All this was fuelled by the government deliberately evoking the ‘Blitz Spirit’ in its communications to rally public support. Boris Johnson pledged to act ‘like any wartime government’ and his cabinet took every opportunity to remind us of the sacrifices our grandparents and great-grandparents made to safeguard future generations.
But the Churchillian rhetoric that the Prime Minister is so famous for is missing from his narrative on climate change. Far from calling on businesses and individuals to ‘do their bit’, the government’s recently launched Climate Action Roadmap promises solutions without compromise – a denial that going green is ‘inextricably bound up with a sense that we have to sacrifice the things we love’.
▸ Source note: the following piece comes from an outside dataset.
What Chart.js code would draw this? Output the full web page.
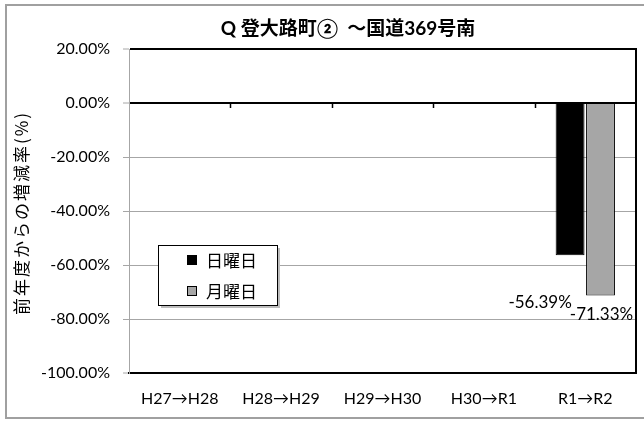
<!DOCTYPE html>
<html><head><meta charset="utf-8">
<script src="https://cdn.jsdelivr.net/npm/chart.js@4.4.0/dist/chart.umd.min.js"></script>
<style>html,body{margin:0;padding:0;background:#fff}#wrap{width:644px;height:423px}</style>
</head><body><div id="wrap"><canvas id="c" width="644" height="423"></canvas></div>
<script>
const chartTitle = 'Q 登大路町②  ～国道369号南';
const yAxisTitle = '前年度からの増減率(%)';
const categories = ['H27→H28', 'H28→H29', 'H29→H30', 'H30→R1', 'R1→R2'];
const seriesNames = ['日曜日', '月曜日'];
const sundayValues = [null, null, null, null, -56.39];
const mondayValues = [null, null, null, null, -71.33];
const yMin = -100, yMax = 20, yStep = 20;

const LATIN = "Lato, 'Noto Sans CJK JP', sans-serif";
const CJK = "'Noto Sans CJK JP', sans-serif";
const GRID = '#a6a6a6';

const decor = {
  id: 'decor',
  beforeDraw(chart) {
    const ctx = chart.ctx;
    ctx.save();
    ctx.fillStyle = '#fff';
    ctx.fillRect(0, 0, chart.width, chart.height);
    ctx.strokeStyle = '#a0a0a0';
    ctx.lineWidth = 2;
    ctx.strokeRect(6, 5, 650, 413);
    ctx.restore();
  },
  afterDatasetsDraw(chart) {
    const ctx = chart.ctx, a = chart.chartArea;
    const ys = chart.scales.y;
    ctx.save();
    ctx.strokeStyle = '#000'; ctx.lineWidth = 2;
    ctx.beginPath(); ctx.moveTo(a.right, a.top - 1); ctx.lineTo(a.right, a.bottom + 1); ctx.stroke();
    const y0 = ys.getPixelForValue(0);
    ctx.lineWidth = 1.5;
    const n = categories.length;
    for (let i = 1; i < n; i++) {
      const x = Math.round(a.left + (a.right - a.left) * i / n) + 0.5;
      ctx.beginPath(); ctx.moveTo(x, y0); ctx.lineTo(x, y0 + 5); ctx.stroke();
    }
    ctx.fillStyle = '#000';
    ctx.font = '17px ' + LATIN;
    ctx.textAlign = 'center'; ctx.textBaseline = 'middle';
    chart.data.datasets.forEach((ds, di) => {
      const meta = chart.getDatasetMeta(di);
      meta.data.forEach((bar, i) => {
        const v = ds.data[i];
        if (v === null || v === undefined) return;
        const off = ds.labelOffset || {x: 0, y: 0};
        ctx.fillText(v.toFixed(2) + '%', bar.x + off.x, bar.y + off.y);
      });
    });
    ctx.restore();
  },
  afterDraw(chart) {
    const ctx = chart.ctx;
    ctx.save();
    ctx.fillStyle = '#000';
    ctx.font = 'bold 19px ' + LATIN;
    ctx.textAlign = 'center'; ctx.textBaseline = 'middle';
    ctx.fillText(chartTitle, 348, 29);
    ctx.save();
    ctx.translate(22, 213);
    ctx.rotate(-Math.PI / 2);
    ctx.font = '17px ' + CJK;
    ctx.letterSpacing = '2px';
    ctx.textAlign = 'center'; ctx.textBaseline = 'middle';
    ctx.fillText(yAxisTitle, 0, 0);
    ctx.restore();
    const bx = 158, by = 245, bw = 119, bh = 60;
    ctx.fillStyle = '#bdbdbd';
    ctx.fillRect(bx + 3, by + 3, bw, bh);
    ctx.fillStyle = '#fff';
    ctx.fillRect(bx, by, bw, bh);
    ctx.strokeStyle = '#000'; ctx.lineWidth = 1;
    ctx.strokeRect(bx + 0.5, by + 0.5, bw, bh);
    chart.data.datasets.forEach((ds, i) => {
      const cy = 260 + i * 31;
      ctx.fillStyle = ds.backgroundColor;
      ctx.fillRect(187, cy - 5, 10, 10);
      ctx.strokeStyle = '#000';
      ctx.strokeRect(187.5, cy - 4.5, 9, 9);
      ctx.fillStyle = '#000';
      ctx.font = '17px ' + CJK;
      ctx.textAlign = 'left'; ctx.textBaseline = 'middle';
      ctx.fillText(ds.label, 206, cy + 1);
    });
    ctx.restore();
  }
};

new Chart(document.getElementById('c'), {
  type: 'bar',
  data: {
    labels: categories,
    datasets: [
      { label: seriesNames[0], data: sundayValues, backgroundColor: '#000000', borderColor: '#000', borderWidth: 1,
        labelOffset: {x: -30, y: 47} },
      { label: seriesNames[1], data: mondayValues, backgroundColor: '#a6a6a6', borderColor: '#000', borderWidth: 1,
        labelOffset: {x: 1, y: 19} }
    ]
  },
  options: {
    responsive: false,
    animation: false,
    devicePixelRatio: 1,
    layout: { padding: { top: 49, right: 8, left: 0, bottom: 0 } },
    plugins: { legend: { display: false }, title: { display: false }, tooltip: { enabled: false } },
    datasets: { bar: { categoryPercentage: 0.6, barPercentage: 0.95, skipNull: false } },
    scales: {
      x: {
        grid: { display: false, drawTicks: false },
        border: { display: true, color: '#000', width: 2 },
        ticks: { color: '#000', font: { family: LATIN, size: 16 }, padding: 16, maxRotation: 0 },
        afterFit(s) { s.height = 50; }
      },
      y: {
        min: yMin, max: yMax,
        ticks: { stepSize: yStep, color: '#000', font: { family: LATIN, size: 16 }, padding: 13,
          callback: v => v.toFixed(2) + '%' },
        grid: {
          color: c => (c.tick.value === 0 || c.tick.value === yMax || c.tick.value === yMin) ? '#000' : GRID,
          lineWidth: c => (c.tick.value === 0 || c.tick.value === yMax || c.tick.value === yMin) ? 2 : 1,
          tickColor: GRID, tickLength: 6, tickWidth: 1
        },
        border: { color: GRID, width: 1 },
        title: { display: false },
        afterFit(s) { s.width = 129; }
      }
    }
  },
  plugins: [decor]
});
</script></body></html>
Transitioning to a low carbon economy will come at a cost. Whether this is paid for by our taxes, by private companies reinvesting profits that would otherwise bolster the nation’s pension funds, or by consumers spending to modify their homes, cars and diets, we will pay. Rather than insisting that this isn’t the case, our policymakers should be focusing all their communications efforts on convincing the nation that it is a price we can, and we must pay – in whatever way each of us is able.
The government has obviously taken a view that the public won’t respond to scaremongering and fear – perhaps all too aware of how this strategy played out for the Remain camp in the run-up to Brexit. But the Home Front propaganda that rallied the nation during World War II was generally not doom and gloom: it was full of hope, it was galvanising. It made people feel that their contribution mattered.
At this eleventh hour in the climate emergency, we have the facts and projections. We have an array of potential tools and solutions. What we need is a national commitment – from the biggest businesses to individual consumers – to do whatever it takes to win the ‘Battle for our Future’. If we can find a way to convince the country that success is possible, we might just succeed.